Ultimately, anarchists see that “there is a realm of domination that is broader than the realm of material exploitation. The tragedy of the socialist movement is that, steeped in the past, it uses the methods of domination to try to ‘liberate’ us from material exploitation.” Needless to say, this is doomed to failure. Socialism “will simply mire us in a world we are trying to overcome. A non-hierarchical society, self-managed and free of domination in all its forms, stands on the agenda today, not a hierarchical system draped in a red flag.” [Bookchin, Op. Cit., p. 272 and pp. 273–4]

In summary, it cannot be said that anarchists and most Marxists want the same thing. While they often use the same terms, these terms often hide radically different concepts. Just because, say, anarchists and mainstream Marxists talk about “social revolution,” “socialism,” “all power to the soviets” and so on, it does not mean that we mean the same thing by them. For example, the phrase “all power to the soviets” for anarchists means exactly that (i.e. that the revolution must be directly managed by working class organs). Leninists mean “all power to a central government elected by a national soviet congress.” Similarly with other similar phrases (which shows the importance of looking at the details of any political theory and its history).

We have shown that discussion over ends is as important as discussion over means as they are related. As Kropotkin once pointed out, those who downplay the importance of discussing the “order of things which ... should emerge from the coming revolution” in favour of concentrating on “practical things” are being less than honest as “far from making light of such theories, they propagate them, and all that they do now is a logical extension of their ideas. In the end those words ‘Let us not discuss theoretical questions’ really mean: ‘Do not subject our theory to discussion, but help us to put it into execution.’” [Words of a Rebel, p. 200]

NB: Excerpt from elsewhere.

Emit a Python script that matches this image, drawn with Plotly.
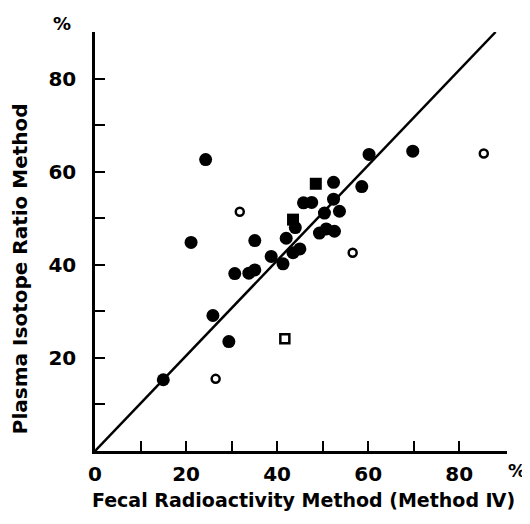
import plotly.graph_objects as go

# Data
filled_circle_x = [15.0, 21.1, 24.3, 25.9, 29.4, 30.7, 33.8, 35.1, 35.1, 38.7, 41.3, 42.0, 43.5, 45.0,
                   44.0, 45.8, 47.6, 49.3, 50.8, 52.6, 50.4, 52.4, 53.7, 52.4, 58.6, 60.2, 69.8]
filled_circle_y = [15.3, 44.8, 62.6, 29.1, 23.5, 38.1, 38.2, 38.9, 45.2, 41.8, 40.2, 45.7, 42.6, 43.4,
                   48.0, 53.3, 53.4, 46.8, 47.7, 47.2, 51.1, 54.1, 51.5, 57.7, 56.8, 63.7, 64.4]
open_circle_x = [26.5, 31.8, 56.6, 85.4]
open_circle_y = [15.5, 51.4, 42.6, 63.9]
filled_square_x = [48.5, 43.5]
filled_square_y = [57.4, 49.7]
open_square_x = [41.7]
open_square_y = [24.1]
line_x = [0, 88]
line_y = [0, 90]

x_tickvals = [0, 10, 20, 30, 40, 50, 60, 70, 80]
x_ticktext = ["0", "", "20", "", "40", "", "60", "", "80"]
y_tickvals = [10, 20, 30, 40, 50, 60, 70, 80]
y_ticktext = ["", "20", "", "40", "", "60", "", "80"]

x_title = "Fecal Radioactivity Method (Method Ⅳ)"
y_title = "Plasma Isotope Ratio Method"

FONT = "DejaVu Sans"

fig = go.Figure()
fig.add_trace(go.Scatter(x=line_x, y=line_y, mode="lines",
                         line=dict(color="black", width=2.5), showlegend=False))
fig.add_trace(go.Scatter(x=filled_circle_x, y=filled_circle_y, mode="markers",
                         marker=dict(symbol="circle", size=13, color="black"), showlegend=False))
fig.add_trace(go.Scatter(x=open_circle_x, y=open_circle_y, mode="markers",
                         marker=dict(symbol="circle-open", size=8, color="black",
                                     line=dict(width=2.5, color="black")), showlegend=False))
fig.add_trace(go.Scatter(x=filled_square_x, y=filled_square_y, mode="markers",
                         marker=dict(symbol="square", size=12, color="black"), showlegend=False))
fig.add_trace(go.Scatter(x=open_square_x, y=open_square_y, mode="markers",
                         marker=dict(symbol="square-open", size=9, color="black",
                                     line=dict(width=2.5, color="black")), showlegend=False))

# page body has an 8px default margin, so the figure is sized to fit the window
fig.update_layout(
    width=522, height=516,
    margin=dict(l=87, r=23, t=24, b=73),
    paper_bgcolor="white", plot_bgcolor="white",
    font=dict(family=FONT, color="black"),
)
fig.update_xaxes(range=[0, 90.5], showgrid=False, zeroline=False,
                 showline=True, linecolor="black", linewidth=2.5,
                 ticks="inside", ticklen=10, tickwidth=2, tickcolor="black",
                 tickvals=x_tickvals, ticktext=x_ticktext,
                 tickfont=dict(family=FONT, size=20, color="black", weight="bold"),
                 ticklabelstandoff=3)
fig.update_yaxes(range=[0, 90], showgrid=False, zeroline=False,
                 showline=True, linecolor="black", linewidth=2.5,
                 ticks="inside", ticklen=10, tickwidth=2, tickcolor="black",
                 tickvals=y_tickvals, ticktext=y_ticktext,
                 tickfont=dict(family=FONT, size=20, color="black", weight="bold"),
                 ticklabelstandoff=12)

fig.add_annotation(xref="paper", yref="paper", x=0.505, y=-0.117, yanchor="middle",
                   xanchor="center", text=x_title, showarrow=False,
                   font=dict(family=FONT, size=19, color="black", weight="bold"))
fig.add_annotation(xref="paper", yref="paper", x=-0.182, y=0.434, textangle=-90,
                   xanchor="center", yanchor="middle", text=y_title, showarrow=False,
                   font=dict(family=FONT, size=20, color="black", weight="bold"))
fig.add_annotation(xref="paper", yref="paper", x=0, y=1, xshift=-33, yshift=9,
                   xanchor="center", yanchor="middle", text="%", showarrow=False,
                   font=dict(family=FONT, size=18, color="black", weight="bold"))
fig.add_annotation(xref="paper", yref="paper", x=1, y=0, xshift=10, yshift=-19,
                   xanchor="center", yanchor="middle", text="%", showarrow=False,
                   font=dict(family=FONT, size=18, color="black", weight="bold"))

fig.write_html("out.html")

Hence the need to critically evaluate both ends and means. This shows the weakness of the common argument that anarchists and Leftists share some common visions and so we should work with them to achieve those common things. Who knows what happens after that? As can be seen, this is not the case. Many aspects of anarchism and Marxism are in opposition and cannot be considered similar (for example, what a Leninist considers as socialism is extremely different to what an anarchist thinks it is). If you consider “socialism” as being a “workers’ state” presided over by a “revolutionary” government, then how can this be reconciled with the anarchist vision of a federation of self-managed communes and workers’ associations? As the Russian Revolution shows, only by the armed might of the “revolutionary” government crushing the anarchist vision.

The only thing we truly share with these groups is a mutual opposition to existing capitalism. Having a common enemy does not make someone friends. Hence anarchists, while willing to work on certain mutual struggles, are well aware there is substantial differences in both terms of means and goals. The lessons of revolution in the 20th Century is that once in power, Leninists will repress anarchists, their current allies against the capitalist system. This is does not occur by accident, it flows from the differences in vision between the two movements, both in terms of means and goals.